GCC makes a mess of these operations, so give it a hand. 55% faster MP3 decoding on G4. Originally committed as revision 18794 to svn://svn.ffmpeg.org/ffmpeg/trunk
17 years ago · 014b7ecb66
--- a/libavcodec/ppc/mathops.h
+++ b/libavcodec/ppc/mathops.h
@@ -44,4 +44,34 @@ static inline av_const int MULH(int a, int b){
    return r;
 }

 #if !HAVE_PPC64
 static inline av_const int64_t MAC64(int64_t d, int a, int b)
 {
    union { uint64_t x; unsigned hl[2]; } x = { d };
    int h, l;
    __asm__ ("mullw %3, %4, %5   \n\t"
             "mulhw %2, %4, %5   \n\t"
             "addc  %1, %1, %3   \n\t"
             "adde  %0, %0, %2   \n\t"
             : "+r"(x.hl[0]), "+r"(x.hl[1]), "=&r"(h), "=&r"(l)
             : "r"(a), "r"(b));
    return x.x;
 }
 #define MAC64(d, a, b) ((d) = MAC64(d, a, b))
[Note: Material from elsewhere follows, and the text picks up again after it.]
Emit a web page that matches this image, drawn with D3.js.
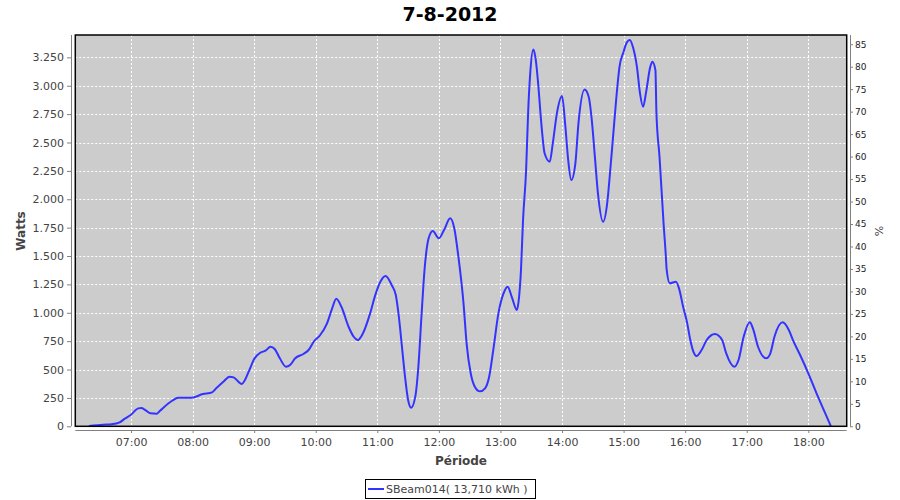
<!DOCTYPE html>
<html>
<head>
<meta charset="utf-8">
<script src="https://cdn.jsdelivr.net/npm/d3@7"></script>
<style>
  html, body { margin: 0; padding: 0; background: #ffffff; }
  svg { display: block; }
</style>
</head>
<body>
<svg id="chart" width="900" height="500"></svg>
<script>
// ---- data ----
const chartTitle = "7-8-2012";
const seriesName = "SBeam014( 13,710 kWh )";
const times = ["06:19","06:33","06:41","06:49","06:54","07:00","07:07","07:10","07:14","07:19","07:25","07:28","07:40","07:46","07:59","08:10","08:19","08:23","08:30","08:36","08:40","08:48","08:51","08:56","09:00","09:06","09:11","09:16","09:20","09:25","09:31","09:35","09:40","09:48","09:53","09:58","10:04","10:11","10:16","10:20","10:25","10:32","10:37","10:41","10:46","10:53","10:58","11:03","11:08","11:14","11:18","11:21","11:24","11:27","11:30","11:33","11:37","11:40","11:43","11:46","11:50","11:54","12:00","12:05","12:11","12:15","12:19","12:24","12:27","12:31","12:35","12:40","12:45","12:49","12:53","12:58","13:03","13:07","13:11","13:16","13:18","13:20","13:22","13:25","13:27","13:29","13:32","13:34","13:37","13:39","13:41","13:43","13:48","13:51","13:55","14:00","14:03","14:06","14:09","14:13","14:16","14:22","14:26","14:29","14:32","14:35","14:40","14:44","14:47","14:50","14:53","14:56","15:00","15:03","15:06","15:09","15:13","15:16","15:19","15:22","15:26","15:28","15:31","15:32","15:35","15:39","15:41","15:42","15:45","15:51","15:54","15:58","16:02","16:05","16:08","16:11","16:16","16:21","16:29","16:36","16:40","16:48","16:52","16:57","17:03","17:06","17:11","17:19","17:23","17:27","17:35","17:41","17:45","17:52","18:00","18:08","18:15","18:22"];
const watts = [3,14,18,35,67,102,158,161,143,114,111,135,225,252,252,284,299,335,393,437,431,372,408,511,593,648,666,701,681,599,525,540,599,637,672,745,800,907,1039,1124,1053,877,789,760,819,995,1156,1274,1324,1245,1156,965,701,437,232,164,261,525,965,1377,1656,1720,1656,1729,1832,1744,1494,1083,731,467,349,308,335,437,672,995,1171,1230,1141,1024,1127,1377,1817,2258,2771,3109,3320,3255,2991,2757,2551,2405,2331,2493,2757,2909,2669,2346,2169,2316,2669,2968,2903,2698,2375,2052,1802,1964,2258,2581,2903,3167,3300,3379,3403,3344,3167,2933,2815,2948,3167,3211,3138,2757,2375,1780,1524,1377,1260,1274,1215,1053,907,760,657,619,672,760,813,760,643,525,584,789,916,863,701,599,643,789,916,848,760,628,467,291,144,0];
const wattTicks = [0,250,500,750,1000,1250,1500,1750,2000,2250,2500,2750,3000,3250];
const percentTicks = [0,5,10,15,20,25,30,35,40,45,50,55,60,65,70,75,80,85];
const hourTicks = ["07:00","08:00","09:00","10:00","11:00","12:00","13:00","14:00","15:00","16:00","17:00","18:00"];
const xDomain = ["06:05:42","18:37:24"];
const wattMax = 3447;
const percentMax = 87.05;

// ---- helpers ----
const parseT = d3.timeParse("%Y-%m-%d %H:%M");
const parseTs = d3.timeParse("%Y-%m-%d %H:%M:%S");
const day = "2012-08-07";
const data = times.map((t, i) => ({ t: parseT(day + " " + t), w: watts[i] }));

const plot = { left: 75.3, right: 846.7, top: 35, bottom: 426.3 };

const x = d3.scaleTime()
  .domain(xDomain.map(s => parseTs(day + " " + s)))
  .range([plot.left, plot.right]);
const y = d3.scaleLinear().domain([0, wattMax]).range([plot.bottom, plot.top]);
const yR = d3.scaleLinear().domain([0, percentMax]).range([plot.bottom, plot.top]);

const locale = d3.formatLocale({ decimal: ",", thousands: ".", grouping: [3], currency: ["", "€"] });
const fmtW = locale.format(",d");
const fmtH = d3.timeFormat("%H:%M");
const hourDates = hourTicks.map(h => parseT(day + " " + h));

const svg = d3.select("#chart");
const font = "'DejaVu Sans', sans-serif";

// title
svg.append("text")
  .attr("x", 450).attr("y", 21)
  .attr("text-anchor", "middle")
  .style("font-family", font).style("font-size", "19px").style("font-weight", "bold")
  .attr("fill", "#000")
  .text(chartTitle);

// plot background
svg.append("rect")
  .attr("x", plot.left).attr("y", plot.top)
  .attr("width", plot.right - plot.left).attr("height", plot.bottom - plot.top)
  .attr("fill", "#cccccc");

// gridlines
const grid = svg.append("g").attr("stroke", "#ffffff").attr("stroke-width", 1).attr("stroke-dasharray", "2,2");
grid.selectAll("line.h").data(wattTicks.filter(d => d > 0)).join("line")
  .attr("x1", plot.left).attr("x2", plot.right)
  .attr("y1", d => Math.round(y(d)) + 0.5).attr("y2", d => Math.round(y(d)) + 0.5);
grid.selectAll("line.v").data(hourDates).join("line")
  .attr("x1", d => Math.round(x(d)) + 0.5).attr("x2", d => Math.round(x(d)) + 0.5)
  .attr("y1", plot.top).attr("y2", plot.bottom);

// line
const line = d3.line().x(d => x(d.t)).y(d => y(d.w)).curve(d3.curveMonotoneX);
svg.append("path").datum(data)
  .attr("d", line)
  .attr("fill", "none").attr("stroke", "#3333ff").attr("stroke-width", 2)
  .attr("stroke-linejoin", "round");

// plot outline
svg.append("rect")
  .attr("x", plot.left).attr("y", plot.top)
  .attr("width", plot.right - plot.left).attr("height", plot.bottom - plot.top)
  .attr("fill", "none").attr("stroke", "#000").attr("stroke-width", 1.5);

// left axis
const gL = svg.append("g").attr("transform", "translate(71,0)")
  .call(d3.axisLeft(y).tickValues(wattTicks).tickFormat(fmtW).tickSize(4).tickPadding(3).tickSizeOuter(0));
gL.select(".domain").attr("stroke", "#808080").attr("d", `M0.5,${plot.top}V${plot.bottom}`);
gL.selectAll(".tick line").attr("stroke", "#808080");
gL.selectAll("text").style("font-family", font).style("font-size", "11px").attr("fill", "#444");

// right axis
const gR = svg.append("g").attr("transform", "translate(850,0)")
  .call(d3.axisRight(yR).tickValues(percentTicks).tickFormat(d3.format("d")).tickSize(3).tickPadding(2).tickSizeOuter(0));
gR.select(".domain").attr("stroke", "#808080").attr("d", `M0.5,${plot.top}V${plot.bottom}`);
gR.selectAll(".tick line").attr("stroke", "#808080");
gR.selectAll("text").style("font-family", font).style("font-size", "9px").attr("fill", "#222");

// bottom axis
const gB = svg.append("g").attr("transform", "translate(0,430)")
  .call(d3.axisBottom(x).tickValues(hourDates).tickFormat(fmtH).tickSize(3).tickPadding(5).tickSizeOuter(0));
gB.select(".domain").attr("stroke", "#808080").attr("d", `M${plot.left},0.5H${plot.right}`);
gB.selectAll(".tick line").attr("stroke", "#808080");
gB.selectAll("text").style("font-family", font).style("font-size", "11px").attr("fill", "#444");

// axis labels
svg.append("text")
  .attr("transform", "translate(25,231) rotate(-90)")
  .attr("text-anchor", "middle")
  .style("font-family", font).style("font-size", "12px").style("font-weight", "bold")
  .attr("fill", "#444").text("Watts");
svg.append("text")
  .attr("x", (plot.left + plot.right) / 2).attr("y", 465)
  .attr("text-anchor", "middle")
  .style("font-family", font).style("font-size", "12px").style("font-weight", "bold")
  .attr("fill", "#444").text("Période");
svg.append("text")
  .attr("transform", "translate(883,231) rotate(-90)")
  .attr("text-anchor", "middle")
  .style("font-family", font).style("font-size", "11px")
  .attr("fill", "#444").text("%");

// legend
const lg = svg.append("g");
lg.append("rect").attr("x", 365.5).attr("y", 479.5).attr("width", 170).attr("height", 19)
  .attr("fill", "#fff").attr("stroke", "#000").attr("stroke-width", 1);
lg.append("line").attr("x1", 368).attr("x2", 384).attr("y1", 489).attr("y2", 489)
  .attr("stroke", "#3333ff").attr("stroke-width", 2);
lg.append("text").attr("x", 386).attr("y", 493)
  .style("font-family", font).style("font-size", "11px")
  .attr("fill", "#444").text(seriesName);
</script>
</body>
</html>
 static inline av_const int64_t MLS64(int64_t d, int a, int b)
 {
    union { uint64_t x; unsigned hl[2]; } x = { d };
    int h, l;
    __asm__ ("mullw %3, %4, %5   \n\t"
             "mulhw %2, %4, %5   \n\t"
             "subfc %1, %3, %1   \n\t"
             "subfe %0, %2, %0   \n\t"
             : "+r"(x.hl[0]), "+r"(x.hl[1]), "=&r"(h), "=&r"(l)
             : "r"(a), "r"(b));
    return x.x;
 }
 #define MLS64(d, a, b) ((d) = MLS64(d, a, b))
 #endif

 #endif /* AVCODEC_PPC_MATHOPS_H */